U.S. justice for all

September 02, 2004

THE OPENING HEARINGS in the cases of four of the 585 U.S.-held terrorist suspects at Guantanamo Bay, Cuba, last week showed what many had feared: The system isn't working.

It's not just the trouble with interpreters, who occasionally but repeatedly mistake "decision" for "confession" and whose regional accents can't be understood by some defendants. Nor is it just the lack of law experience of four of the five judge-and-jury panelists, one of whom couldn't describe the Geneva Conventions, the chief source of international law. Nor even the strange lack of assistance for defense attorneys while prosecutors are stacked up on one another.

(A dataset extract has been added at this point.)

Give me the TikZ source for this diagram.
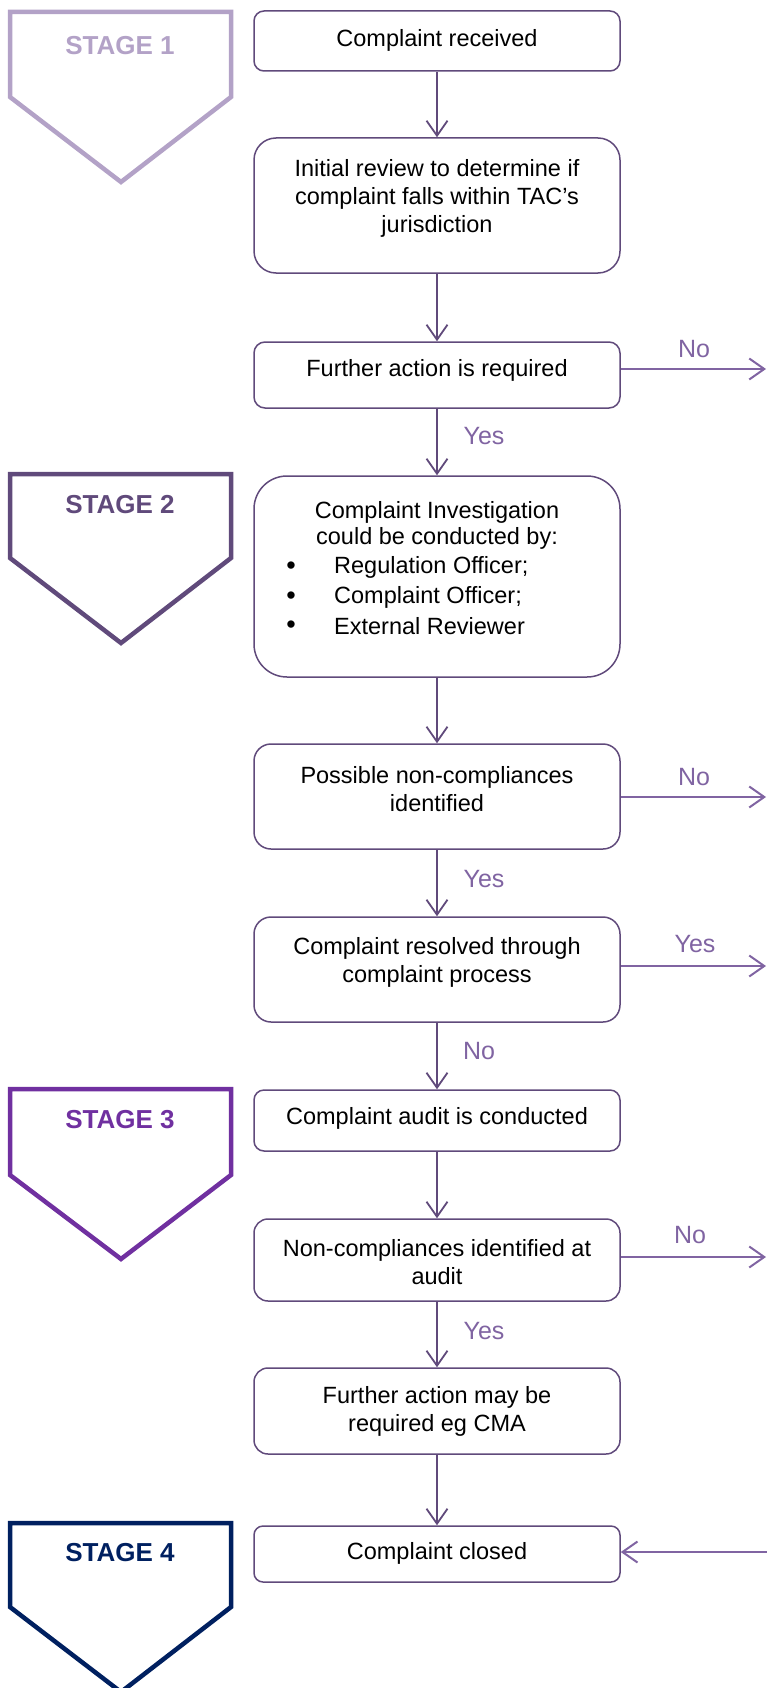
\documentclass[tikz,border=0pt]{standalone}
\usepackage{fontspec}
\setmainfont{Liberation Sans}
\usetikzlibrary{arrows.meta}
\definecolor{boxc}{HTML}{604A7B}
\definecolor{lblc}{HTML}{8064A2}
\definecolor{st1}{HTML}{B3A2C7}
\definecolor{st2}{HTML}{604A7B}
\definecolor{st3}{HTML}{7030A0}
\definecolor{st4}{HTML}{002060}
\tikzset{
  box/.style={draw=boxc, line width=1.5pt, rectangle, minimum width=366pt, inner sep=0pt},
  txt/.style={align=center, font=\fontsize{23.5}{28}\selectfont, inner sep=0pt},
  bul/.style={font=\fontsize{27}{27}\selectfont, inner sep=0pt},
  ltxt/.style={anchor=west, font=\fontsize{23.5}{28}\selectfont, inner sep=0pt},
  yn/.style={text=lblc, font=\fontsize{25}{28}\selectfont, inner sep=0pt},
  stagelbl/.style={font=\bfseries\fontsize{26}{30}\selectfont, inner sep=0pt},
  stagebox/.style={line width=4.5pt, line join=miter},
  flow/.style={draw=boxc, line width=1.8pt, -{Straight Barb[length=15pt,width=21pt,line width=1.8pt]}},
  side/.style={draw=lblc, line width=2pt, -{Straight Barb[length=15pt,width=21pt,line width=2pt]}}
}
\begin{document}
\begin{tikzpicture}[x=1pt,y=-1pt]
\useasboundingbox (0,0) rectangle (767,1688);

% stage markers
\draw[stagebox, draw=st1] (10,12) -- (231,12) -- (231,97) -- (121,182) -- (10,97) -- cycle;
\node[stagelbl, text=st1] (s1) at (120,46) {STAGE 1};
\draw[stagebox, draw=st2] (10,474) -- (231,474) -- (231,558) -- (121,643) -- (10,558) -- cycle;
\node[stagelbl, text=st2] (s2) at (120,505) {STAGE 2};
\draw[stagebox, draw=st3] (10,1089) -- (231,1089) -- (231,1175) -- (121,1259) -- (10,1175) -- cycle;
\node[stagelbl, text=st3] (s3) at (120,1120) {STAGE 3};
\draw[stagebox, draw=st4] (10,1523) -- (231,1523) -- (231,1607) -- (121,1692) -- (10,1607) -- cycle;
\node[stagelbl, text=st4] (s4) at (120,1553) {STAGE 4};

% boxes
\node[box, minimum height=60pt, rounded corners=10pt] (b1) at (437,41) {};
\node[box, minimum height=135pt, rounded corners=22pt] (b2) at (437,205.5) {};
\node[box, minimum height=66pt, rounded corners=11pt] (b3) at (437,375) {};
\node[box, minimum height=201pt, rounded corners=33pt] (b4) at (437,576.5) {};
\node[box, minimum height=105pt, rounded corners=17pt] (b5) at (437,796.5) {};
\node[box, minimum height=105pt, rounded corners=17pt] (b6) at (437,969.5) {};
\node[box, minimum height=61pt, rounded corners=10pt] (b7) at (437,1120.5) {};
\node[box, minimum height=82pt, rounded corners=14pt] (b8) at (437,1260) {};
\node[box, minimum height=86pt, rounded corners=14pt] (b9) at (437,1411) {};
\node[box, minimum height=56pt, rounded corners=9pt] (b10) at (437,1554) {};

% texts
\node[txt] (t1) at (437,40) {Complaint received};
\node[txt] (t2) at (437,198) {Initial review to determine if\\complaint falls within TAC’s\\jurisdiction};
\node[txt] (t3) at (437,370) {Further action is required};
\node[txt] (t4a) at (437,512) {Complaint Investigation};
\node[txt] (t4b) at (437,538) {could be conducted by:};
\node[bul] (bu1) at (291,568) {•};
\node[bul] (bu2) at (291,598) {•};
\node[bul] (bu3) at (291,627) {•};
\node[ltxt] (t4c) at (334,567) {Regulation Officer;};
\node[ltxt] (t4d) at (334,597) {Complaint Officer;};
\node[ltxt] (t4e) at (334,626) {External Reviewer};
\node[txt] (t5) at (437,789) {Possible non-compliances\\identified};
\node[txt] (t6) at (437,962) {Complaint resolved through\\complaint process};
\node[txt] (t7) at (437,1118) {Complaint audit is conducted};
\node[txt] (t8) at (437,1262) {Non-compliances identified at\\audit};
\node[txt] (t9) at (437,1411) {Further action may be\\required eg CMA};
\node[txt] (t10) at (437,1553) {Complaint closed};

% vertical flow
\draw[flow] (b1) -- (b2);
\draw[flow] (b2) -- (b3);
\draw[flow] (b3) -- (b4);
\draw[flow] (b4) -- (b5);
\draw[flow] (b5) -- (b6);
\draw[flow] (b6) -- (b7);
\draw[flow] (b7) -- (b8);
\draw[flow] (b8) -- (b9);
\draw[flow] (b9) -- (b10);

\node[yn] (y1) at (484,436) {Yes};
\node[yn] (y2) at (484,879) {Yes};
\node[yn] (n3) at (479,1051) {No};
\node[yn] (y4) at (484,1331) {Yes};

% side exits
\coordinate (e3) at (766,369);
\coordinate (e5) at (766,797);
\coordinate (e6) at (766,966);
\coordinate (e8) at (766,1257);
\coordinate (e10) at (768,1552);
\draw[side] (b3.east |- e3) -- (e3);
\draw[side] (b5.east |- e5) -- (e5);
\draw[side] (b6.east |- e6) -- (e6);
\draw[side] (b8.east |- e8) -- (e8);
\draw[side] (e10) -- (b10.east |- e10);

\node[yn] (sn1) at (694,349) {No};
\node[yn] (sn2) at (694,777) {No};
\node[yn] (sy3) at (695,944) {Yes};
\node[yn] (sn4) at (690,1235) {No};
\end{tikzpicture}
\end{document}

The fundamental flaw is the process itself. Updating the creaky protocols of military commissions - last used five decades ago and based on a concept of due-process rights that doesn't reflect current court thinking - has proved awkward at best. Though much improved from the kangaroo court set up in the administration's first draft, the rules still are weighted toward the prosecution - including denying the defense access to evidence considered classified. They also still permit coerced testimony and hearsay as evidence, a standard not used in U.S. or international law. And defendants cannot appeal the verdicts or the process except to the military itself.

The guidelines also are incomplete. One defendant wanted to be his own defense lawyer; no one was sure he could do that. Then he asked to have a fellow countryman as his defense attorney; it was unclear if he could do that, either. Yemeni native Ali Hamza al Bahlul was cut off before he could finish describing his ties to al-Qaida, by the presiding officer, who told his fellow panelists that what they had heard would not be admissible in the trial. The prosecutor disagreed, citing the evidence rule.

This is unacceptable, especially after all the delays and missteps that have caused these men to stew in prison for more than two years - while the remedy was readily at hand.

The United States already has answers to these questions - in its congressionally approved Uniform Code of Military Justice. These well-tempered rules, which also are used for military courts-martial, can handle all levels of classified material and all styles of defense. Adopting these as the operating rules at Guantanamo would be fair to all sides: Jurists, lawyers, observers, defendants and witnesses would know what was admissible, and who does what, where and when. Why reinvent the wheel?

The executive branch has the right to call these commissions, as President Bush did in November 2001, but their operation, at the least, should follow U.S. law. As the world watches the United States try people its commander in chief has called killers and its attorney general calls "uniquely dangerous," it behooves the administration to make its case in as lucid and just a manner as possible.